Wednesday, August 22, 2007

I saw a man asleep in the subway at 42nd street. He was passed out with his head leaning against an elevator shaft and his legs splayed out in front of him in the shape of a Y. His shirt was folded and his stomach was exposed. His shoes were off and resting beside his head. Two cops stood over him. They marched around him in semi circles and prodded at his sides with their long black sticks. One of the cops reached into the man’s pocket and pulled out his wallet. They fingered through his identification and wrote him a ticket. They shoved the violation in his pocket. My train pulled in and the cops were still circling, sweating, and poking the man on the ground. They lifted him up as the doors to the 3 train shut and pulled me forward. I’m glad my train arrived when it did. I don’t think I could have managed to watch anymore.
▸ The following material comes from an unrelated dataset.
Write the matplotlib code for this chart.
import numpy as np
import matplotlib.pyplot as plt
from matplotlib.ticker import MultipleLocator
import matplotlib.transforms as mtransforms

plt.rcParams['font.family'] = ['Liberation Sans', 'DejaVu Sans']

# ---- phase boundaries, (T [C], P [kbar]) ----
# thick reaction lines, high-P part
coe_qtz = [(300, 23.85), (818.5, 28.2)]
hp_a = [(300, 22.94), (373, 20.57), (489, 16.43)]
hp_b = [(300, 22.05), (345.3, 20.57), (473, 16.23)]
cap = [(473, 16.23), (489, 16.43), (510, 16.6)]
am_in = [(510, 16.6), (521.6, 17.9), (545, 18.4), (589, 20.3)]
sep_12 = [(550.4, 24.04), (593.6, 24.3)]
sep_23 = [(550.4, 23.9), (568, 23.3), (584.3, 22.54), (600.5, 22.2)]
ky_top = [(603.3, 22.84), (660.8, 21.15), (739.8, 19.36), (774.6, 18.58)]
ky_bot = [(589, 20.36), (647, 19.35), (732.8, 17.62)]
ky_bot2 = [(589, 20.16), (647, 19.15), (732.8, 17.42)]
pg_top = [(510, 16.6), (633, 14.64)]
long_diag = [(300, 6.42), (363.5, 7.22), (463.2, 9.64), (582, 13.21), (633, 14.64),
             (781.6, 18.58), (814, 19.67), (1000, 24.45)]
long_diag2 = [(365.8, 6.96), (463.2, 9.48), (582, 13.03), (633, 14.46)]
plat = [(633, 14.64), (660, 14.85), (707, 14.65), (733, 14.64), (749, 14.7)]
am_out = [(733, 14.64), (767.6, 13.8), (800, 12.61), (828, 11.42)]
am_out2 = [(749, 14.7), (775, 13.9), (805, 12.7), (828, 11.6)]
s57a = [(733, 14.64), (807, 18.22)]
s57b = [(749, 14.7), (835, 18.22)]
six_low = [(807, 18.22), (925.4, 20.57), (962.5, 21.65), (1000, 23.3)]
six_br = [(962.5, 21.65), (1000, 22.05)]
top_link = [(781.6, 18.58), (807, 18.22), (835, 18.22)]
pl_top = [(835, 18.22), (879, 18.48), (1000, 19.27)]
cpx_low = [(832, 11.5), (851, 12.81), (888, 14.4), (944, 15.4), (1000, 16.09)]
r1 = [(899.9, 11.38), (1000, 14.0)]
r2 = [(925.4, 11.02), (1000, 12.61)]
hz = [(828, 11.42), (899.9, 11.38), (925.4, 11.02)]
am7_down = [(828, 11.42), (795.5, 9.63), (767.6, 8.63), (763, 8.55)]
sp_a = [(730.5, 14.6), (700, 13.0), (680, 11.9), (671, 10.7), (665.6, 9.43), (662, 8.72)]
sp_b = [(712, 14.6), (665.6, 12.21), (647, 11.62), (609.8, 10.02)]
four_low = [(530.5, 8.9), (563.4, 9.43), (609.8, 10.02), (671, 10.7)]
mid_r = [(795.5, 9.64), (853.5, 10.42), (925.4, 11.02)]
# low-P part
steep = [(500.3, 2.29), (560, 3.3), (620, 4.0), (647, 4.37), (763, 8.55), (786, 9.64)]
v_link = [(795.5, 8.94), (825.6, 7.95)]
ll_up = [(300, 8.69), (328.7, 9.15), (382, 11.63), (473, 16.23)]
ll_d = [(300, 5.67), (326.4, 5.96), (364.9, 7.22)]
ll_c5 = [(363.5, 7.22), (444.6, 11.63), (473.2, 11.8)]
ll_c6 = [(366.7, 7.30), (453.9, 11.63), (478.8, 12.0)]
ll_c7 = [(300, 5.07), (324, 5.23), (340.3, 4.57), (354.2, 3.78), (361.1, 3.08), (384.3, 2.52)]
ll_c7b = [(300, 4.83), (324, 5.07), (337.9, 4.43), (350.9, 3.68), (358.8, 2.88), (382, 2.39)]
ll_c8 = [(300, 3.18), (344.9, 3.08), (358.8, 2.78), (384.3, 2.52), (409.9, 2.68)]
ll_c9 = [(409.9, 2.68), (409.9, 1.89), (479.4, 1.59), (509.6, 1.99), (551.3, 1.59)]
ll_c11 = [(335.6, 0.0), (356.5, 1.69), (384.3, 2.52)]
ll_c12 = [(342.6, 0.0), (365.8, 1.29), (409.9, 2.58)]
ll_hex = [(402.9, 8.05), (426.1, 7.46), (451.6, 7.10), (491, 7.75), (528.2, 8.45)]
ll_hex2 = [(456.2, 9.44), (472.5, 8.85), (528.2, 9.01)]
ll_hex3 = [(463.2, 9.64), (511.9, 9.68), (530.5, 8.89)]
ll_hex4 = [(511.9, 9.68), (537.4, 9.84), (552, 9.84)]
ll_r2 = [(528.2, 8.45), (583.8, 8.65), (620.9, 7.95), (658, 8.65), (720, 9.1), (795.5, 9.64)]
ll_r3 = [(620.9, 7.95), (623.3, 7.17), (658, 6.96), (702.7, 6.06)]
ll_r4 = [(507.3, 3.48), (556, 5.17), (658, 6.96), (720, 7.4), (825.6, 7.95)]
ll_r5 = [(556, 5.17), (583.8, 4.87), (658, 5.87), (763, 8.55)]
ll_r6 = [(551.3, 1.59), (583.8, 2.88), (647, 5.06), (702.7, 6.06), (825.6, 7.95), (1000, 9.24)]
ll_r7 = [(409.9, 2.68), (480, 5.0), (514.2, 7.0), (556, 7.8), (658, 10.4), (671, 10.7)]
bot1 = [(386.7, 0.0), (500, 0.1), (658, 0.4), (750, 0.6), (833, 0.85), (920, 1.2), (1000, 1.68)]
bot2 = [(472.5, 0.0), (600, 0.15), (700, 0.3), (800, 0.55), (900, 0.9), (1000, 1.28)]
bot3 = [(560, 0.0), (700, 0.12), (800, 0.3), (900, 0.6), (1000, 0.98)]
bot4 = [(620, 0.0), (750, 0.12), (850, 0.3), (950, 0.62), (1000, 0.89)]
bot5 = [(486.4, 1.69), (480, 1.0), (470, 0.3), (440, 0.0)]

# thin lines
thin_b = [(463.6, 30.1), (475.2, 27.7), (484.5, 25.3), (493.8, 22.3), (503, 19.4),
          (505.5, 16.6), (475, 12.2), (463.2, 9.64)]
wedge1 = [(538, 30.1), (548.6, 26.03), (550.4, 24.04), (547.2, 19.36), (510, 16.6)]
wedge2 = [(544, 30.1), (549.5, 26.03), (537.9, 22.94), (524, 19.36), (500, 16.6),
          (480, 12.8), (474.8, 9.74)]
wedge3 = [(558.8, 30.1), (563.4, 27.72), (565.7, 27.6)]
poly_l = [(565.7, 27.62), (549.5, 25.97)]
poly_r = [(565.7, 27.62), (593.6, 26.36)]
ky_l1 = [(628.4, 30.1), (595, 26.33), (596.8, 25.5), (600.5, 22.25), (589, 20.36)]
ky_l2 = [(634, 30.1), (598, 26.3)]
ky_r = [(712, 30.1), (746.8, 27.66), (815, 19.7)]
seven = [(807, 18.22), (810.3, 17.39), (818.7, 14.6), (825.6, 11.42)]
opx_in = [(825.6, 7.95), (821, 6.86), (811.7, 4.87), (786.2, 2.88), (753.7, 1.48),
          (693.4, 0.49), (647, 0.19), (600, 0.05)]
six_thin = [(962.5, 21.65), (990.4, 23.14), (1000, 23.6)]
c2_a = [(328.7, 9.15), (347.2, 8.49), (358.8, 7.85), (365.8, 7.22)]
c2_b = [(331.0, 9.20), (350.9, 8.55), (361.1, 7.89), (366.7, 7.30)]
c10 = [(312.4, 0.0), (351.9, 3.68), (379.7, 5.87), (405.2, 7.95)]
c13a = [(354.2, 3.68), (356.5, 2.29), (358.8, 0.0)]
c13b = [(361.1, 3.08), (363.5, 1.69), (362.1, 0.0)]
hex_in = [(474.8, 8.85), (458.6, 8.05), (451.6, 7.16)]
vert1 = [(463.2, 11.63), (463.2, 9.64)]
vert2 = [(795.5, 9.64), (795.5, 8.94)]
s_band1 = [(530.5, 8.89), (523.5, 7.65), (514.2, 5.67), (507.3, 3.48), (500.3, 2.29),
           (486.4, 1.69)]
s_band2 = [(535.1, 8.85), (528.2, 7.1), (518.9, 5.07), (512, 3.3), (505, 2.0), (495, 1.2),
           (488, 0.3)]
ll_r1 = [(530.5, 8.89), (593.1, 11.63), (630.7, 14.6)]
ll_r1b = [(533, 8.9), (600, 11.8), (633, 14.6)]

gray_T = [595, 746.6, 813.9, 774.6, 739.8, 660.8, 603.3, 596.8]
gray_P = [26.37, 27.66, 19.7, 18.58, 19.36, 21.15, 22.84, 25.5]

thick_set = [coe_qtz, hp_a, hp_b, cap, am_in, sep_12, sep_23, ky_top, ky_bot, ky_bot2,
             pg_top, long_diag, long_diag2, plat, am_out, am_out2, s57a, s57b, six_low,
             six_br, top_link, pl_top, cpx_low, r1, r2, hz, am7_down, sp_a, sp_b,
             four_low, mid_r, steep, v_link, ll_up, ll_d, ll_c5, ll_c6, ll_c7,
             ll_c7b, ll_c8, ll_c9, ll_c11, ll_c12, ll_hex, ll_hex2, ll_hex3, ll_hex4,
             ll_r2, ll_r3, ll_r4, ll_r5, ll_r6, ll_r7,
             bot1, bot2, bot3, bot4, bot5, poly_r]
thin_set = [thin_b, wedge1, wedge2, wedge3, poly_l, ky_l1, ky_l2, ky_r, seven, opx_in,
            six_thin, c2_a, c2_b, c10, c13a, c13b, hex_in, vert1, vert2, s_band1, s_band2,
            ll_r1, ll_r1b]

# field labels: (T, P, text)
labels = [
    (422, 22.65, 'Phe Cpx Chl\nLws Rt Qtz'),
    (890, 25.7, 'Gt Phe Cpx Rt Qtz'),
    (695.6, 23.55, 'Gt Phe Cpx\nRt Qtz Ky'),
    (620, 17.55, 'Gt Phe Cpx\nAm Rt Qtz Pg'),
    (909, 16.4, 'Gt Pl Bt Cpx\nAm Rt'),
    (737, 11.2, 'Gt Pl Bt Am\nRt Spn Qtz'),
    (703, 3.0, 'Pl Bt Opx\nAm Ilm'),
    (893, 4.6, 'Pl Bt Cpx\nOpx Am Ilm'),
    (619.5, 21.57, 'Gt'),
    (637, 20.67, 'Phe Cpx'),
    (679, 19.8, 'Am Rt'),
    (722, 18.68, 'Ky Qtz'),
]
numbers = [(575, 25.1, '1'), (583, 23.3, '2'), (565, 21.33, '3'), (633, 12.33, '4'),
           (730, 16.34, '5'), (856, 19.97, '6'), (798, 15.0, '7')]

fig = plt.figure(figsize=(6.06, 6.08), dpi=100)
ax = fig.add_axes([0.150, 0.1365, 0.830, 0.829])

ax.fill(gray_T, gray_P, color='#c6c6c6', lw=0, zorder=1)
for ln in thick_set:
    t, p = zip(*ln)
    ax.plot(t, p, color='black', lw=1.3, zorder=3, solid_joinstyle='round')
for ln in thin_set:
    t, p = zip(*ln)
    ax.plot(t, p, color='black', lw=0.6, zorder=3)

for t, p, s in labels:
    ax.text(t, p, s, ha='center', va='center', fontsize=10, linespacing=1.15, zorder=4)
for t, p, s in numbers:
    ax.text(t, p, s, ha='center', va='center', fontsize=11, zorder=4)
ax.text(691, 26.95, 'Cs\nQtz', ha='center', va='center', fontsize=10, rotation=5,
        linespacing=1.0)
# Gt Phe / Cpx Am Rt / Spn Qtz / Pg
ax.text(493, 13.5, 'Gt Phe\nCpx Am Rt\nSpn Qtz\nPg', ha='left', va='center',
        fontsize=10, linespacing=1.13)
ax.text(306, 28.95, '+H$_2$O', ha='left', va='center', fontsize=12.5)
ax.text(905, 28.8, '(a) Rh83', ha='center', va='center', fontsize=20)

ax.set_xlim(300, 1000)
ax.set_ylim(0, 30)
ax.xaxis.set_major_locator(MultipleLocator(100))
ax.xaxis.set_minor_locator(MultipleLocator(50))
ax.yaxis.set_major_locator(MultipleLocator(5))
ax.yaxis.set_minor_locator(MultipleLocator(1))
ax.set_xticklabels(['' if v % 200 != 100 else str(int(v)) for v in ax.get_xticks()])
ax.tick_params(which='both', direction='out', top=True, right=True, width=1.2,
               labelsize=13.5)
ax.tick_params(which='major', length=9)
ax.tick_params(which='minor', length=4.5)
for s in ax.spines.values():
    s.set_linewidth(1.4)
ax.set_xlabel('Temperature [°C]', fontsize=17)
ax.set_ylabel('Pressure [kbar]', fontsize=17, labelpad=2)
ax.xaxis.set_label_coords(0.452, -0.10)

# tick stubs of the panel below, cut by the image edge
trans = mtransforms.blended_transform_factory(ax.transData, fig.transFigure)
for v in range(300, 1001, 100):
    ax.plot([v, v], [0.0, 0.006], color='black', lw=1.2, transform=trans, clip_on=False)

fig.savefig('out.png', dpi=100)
It was a long day, but I have nothing but blessings to count.

Tuesday, August 21, 2007

A poetry teacher of mine at Sarah Lawrence told me that living in New York is like cave dwelling. After spending almost all day inside, I finally understand what she meant. You run out to get something, to pick up a paper, go to the gym, buy some ice cream, and run back to the cave where it is quite, where you can build a fire and cook your dinner. It rained all day today for the third day in a row.
Cave dwelling in Harlem: rushing past a group of guys wearing hoddies as they throw dice onto the steps for wrinkled dollar bills, past the wing and waffle shop, past bodegas selling the same brands of mango juice, past old men listening to music from a beat up boom box outside of Londell’s— and then home. Home to build a fire and cook Annie’s Mac and Cheese, home to watch more rain roll in.
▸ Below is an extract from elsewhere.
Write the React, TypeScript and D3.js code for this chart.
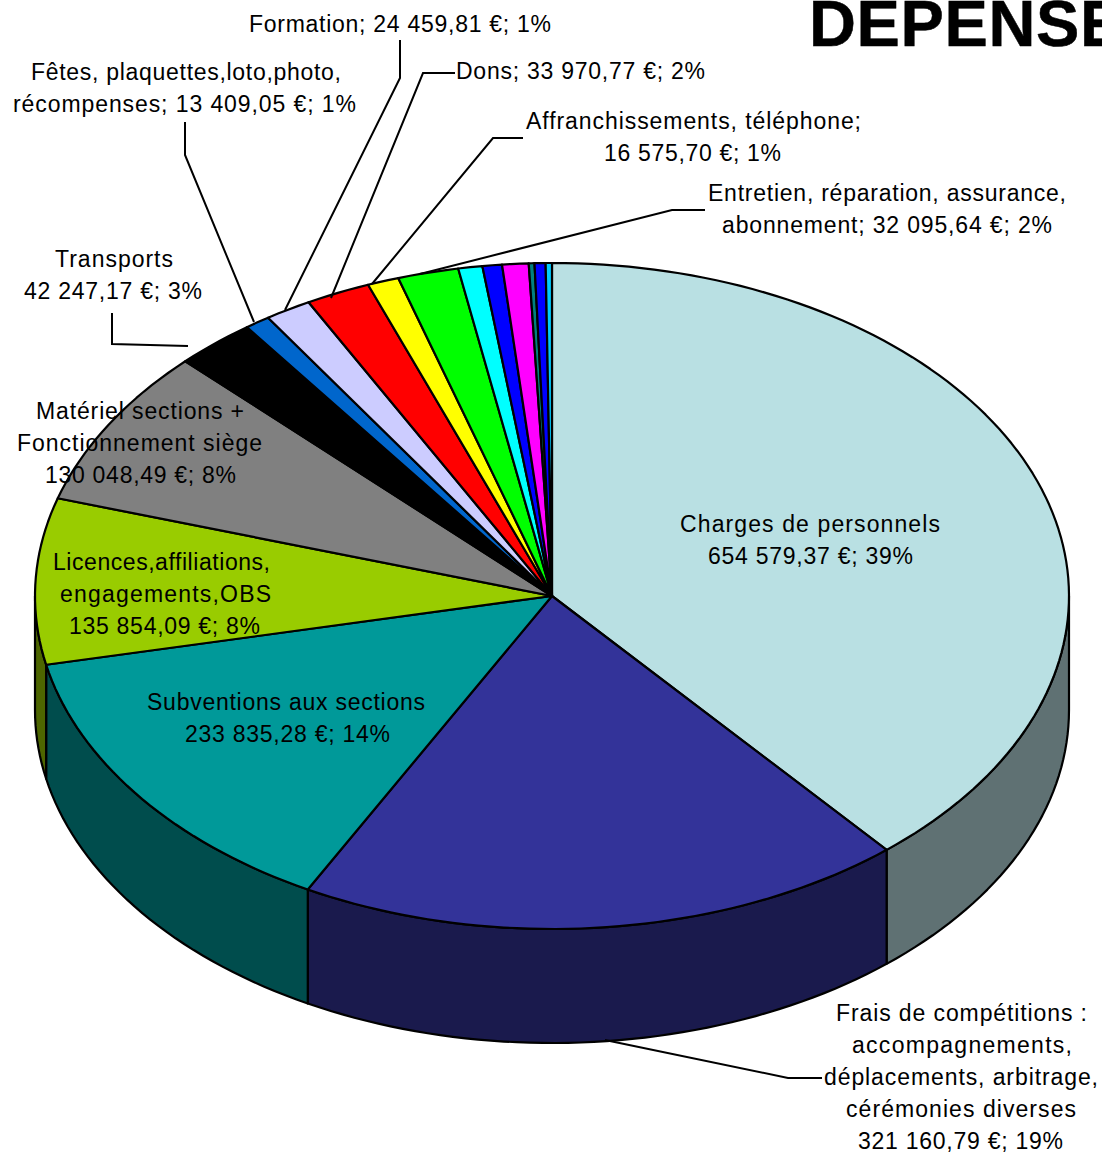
import React from "react";
import * as d3 from "d3";

const categories = ["Charges de personnels","Frais de compétitions","Subventions aux sections","Licences,affiliations,engagements,OBS","Matériel sections + Fonctionnement siège","Transports","Fêtes, plaquettes,loto,photo, récompenses","Formation","Dons","Affranchissements, téléphone","Entretien, réparation, assurance, abonnement","Autre 1","Autre 2","Autre 3","Autre 4","Autre 5","Autre 6"];
const values = [654579.37,321160.79,233835.28,135854.09,130048.49,42247.17,13409.05,24459.81,33970.77,16575.70,32095.64,12700,10300,13900,3000,5800,3300];
const topColors = ["#b9e0e3","#333399","#009999","#99cc00","#808080","#000000","#0066cc","#ccccff","#ff0000","#ffff00","#00ff00","#00ffff","#0000ff","#ff00ff","#008080","#0000ff","#00ccff"];
const wallColors = ["#5f7173","#1a1a4d","#004d4d","#4d6600"];

const labelLines: {y:number,lines:[string,number,number][]}[] = [
  {y:532,lines:[["Charges de personnels",680,940],["654 579,37 €; 39%",708,913]]},
  {y:1021,lines:[["Frais de compétitions :",836,1087],["accompagnements,",852,1072],["déplacements, arbitrage,",824,1098],["cérémonies diverses",846,1076],["321 160,79 €; 19%",858,1063]]},
  {y:710,lines:[["Subventions aux sections",147,425],["233 835,28 €; 14%",185,390]]},
  {y:570,lines:[["Licences,affiliations,",53,270],["engagements,OBS",60,271],["135 854,09 €; 8%",69,260]]},
  {y:419,lines:[["Matériel sections +",36,244],["Fonctionnement siège",17,262],["130 048,49 €; 8%",45,236]]},
  {y:267,lines:[["Transports",55,173],["42 247,17 €; 3%",24,202]]},
  {y:80,lines:[["Fêtes, plaquettes,loto,photo,",31,341],["récompenses; 13 409,05 €; 1%",13,356]]},
  {y:32,lines:[["Formation; 24 459,81 €; 1%",249,551]]},
  {y:79,lines:[["Dons; 33 970,77 €; 2%",456,705]]},
  {y:129,lines:[["Affranchissements, téléphone;",526,861],["16 575,70 €; 1%",604,781]]},
  {y:201,lines:[["Entretien, réparation, assurance,",708,1066],["abonnement; 32 095,64 €; 2%",722,1052]]},
];
const leaders: [number,number][][] = [
  [[822,1078],[788,1078],[605,1040]],
  [[112,313],[112,344],[188,346]],
  [[185,122],[185,155],[254,322]],
  [[400,40],[400,78],[285,310]],
  [[455,73],[423,73],[331,298]],
  [[523,138],[493,138],[372,284]],
  [[705,210],[672,210],[420,274]],
];

const cx = 552, cy = 596, rx = 517, ry = 333, depth = 114;
const px = (a:number) => cx + rx*Math.sin(a);
const py = (a:number) => cy - ry*Math.cos(a);
const arcPts = (a0:number,a1:number,dy=0) => {
  const n = Math.max(2, Math.ceil(Math.abs(a1-a0)*40));
  return d3.range(n+1).map(i => { const a = a0+(a1-a0)*i/n; return [px(a),py(a)+dy] as [number,number]; });
};
const line = d3.line();

export default function App(){
  const arcs = d3.pie<number>().sort(null).startAngle(0).endAngle(2*Math.PI)(values);
  const stroke = {stroke:"#000",strokeWidth:2.2,strokeLinejoin:"round" as const};
  const walls = arcs.map((d,i)=>{
    const a0 = Math.max(d.startAngle, Math.PI/2), a1 = Math.min(d.endAngle, 3*Math.PI/2);
    if(a1<=a0) return null;
    const top = arcPts(a0,a1), bot = arcPts(a1,a0,depth);
    return <path key={i} d={line([...top,...bot])+"Z"} fill={wallColors[i]} {...stroke}/>;
  });
  return (
    <svg width={1102} height={1152} style={{position:"absolute",left:0,top:0}} fontFamily="'Liberation Sans',Arial,sans-serif">
      <text x={809} y={46} fontSize={65} fontWeight="bold" fill="#000" letterSpacing={0.6} stroke="#000" strokeWidth={0.5}>DEPENSES</text>
      {walls}
      {arcs.map((d,i)=>(
        <path key={i} d={line([[cx,cy],...arcPts(d.startAngle,d.endAngle)])+"Z"} fill={topColors[i]} {...stroke}/>
      ))}
      {leaders.map((l,i)=><path key={i} d={line(l)!} fill="none" stroke="#000" strokeWidth={2}/>)}
      {labelLines.map((l,i)=>l.lines.map(([t,x0,x1],j)=>(
        <text key={i+"-"+j} x={x0} y={l.y+j*32} fontSize={23} fill="#000" textLength={x1-x0} lengthAdjust="spacing">{t}</text>
      )))}
    </svg>
  );
}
To say I did one productive thing today, I applied for a job as a freelance writer for a local magazine in Asheville. Before sending out my job application, I rewrote my cover letter and updated my resume. At the bottom of my resume I have a line that reads “Interests”, which the counselor at career services strongly recommended. Today one of my interests changed from “getting lost in New York City” to “exploring Blue Ridge Mountain”. A few words that change everything: from being hopelessly lost in a grid system to being hopelessly lost on the mountain where I’m about to more.

It’s strange how we adapt and change, how we grow accustomed to our surroundings and feel comfortable in places we never knew we could. When I first moved here I was absolutely terrified. I got off of a plane form Maine, where I was visiting family, and, pulling my suitcase up Frederic Douglas Avenue, thought I had made an awful mistake. I wanted to turn around and go back. That night it was so loud I couldn’t sleep and every sound made me jump. But now, months later, I feel at home here. The men hanging out on the corners are familiar faces; I look forward to barbequed meat and cornbread on Adam Clayton Powell on the weekends. Slowly, this neighborhood has become home. Slowly, this apartment has become my cave. And just and I’ve learned to think in East and West, Uptown and Downtown, I am leaving.

Interest: learning to find my way.

Monday, August 20, 2007

At my internship I spend the majority of the day reading manuscripts. The formula goes as such: Query Letter, Synopsis, and the first chapter. The material itself is always different, and yet, after five hours of reading ‘slush’ they all seem to blend together— the chess champion falls in love with the archangel who is going to seduce the Scotsman who lives alone on a lake, and slowly, ever so slowly, the meaning of friendship and true love is defined. But honestly, the best part about this job is the reading. Whether or not a given manuscript is picked up for representation, I find an endless amount of inspiration from the people— the day-job working people— who make the time to sit down and write their story. We receive dozens of manuscripts a day; if they can do it I can too.


I realize that this is my third blog entry and I have failed to provide a Query Letter, a Synopsis, or any basic information surrounding my situation and the transition I’m about to make. The premise, as best as I can piece together, is this:

I am in entering a new stage in my life, where September no longer means signing up for classes, where student loans appear for the first time, where the reality of a 9-5 job sets in. But I want something first, I want stolen years. Years spent writing, spent believing in my work as much as anything else. Years to be young: to be in love.
The countdown begins, and after three months living in Harlem New York I have nine days to go before moving to Asheville North Carolina.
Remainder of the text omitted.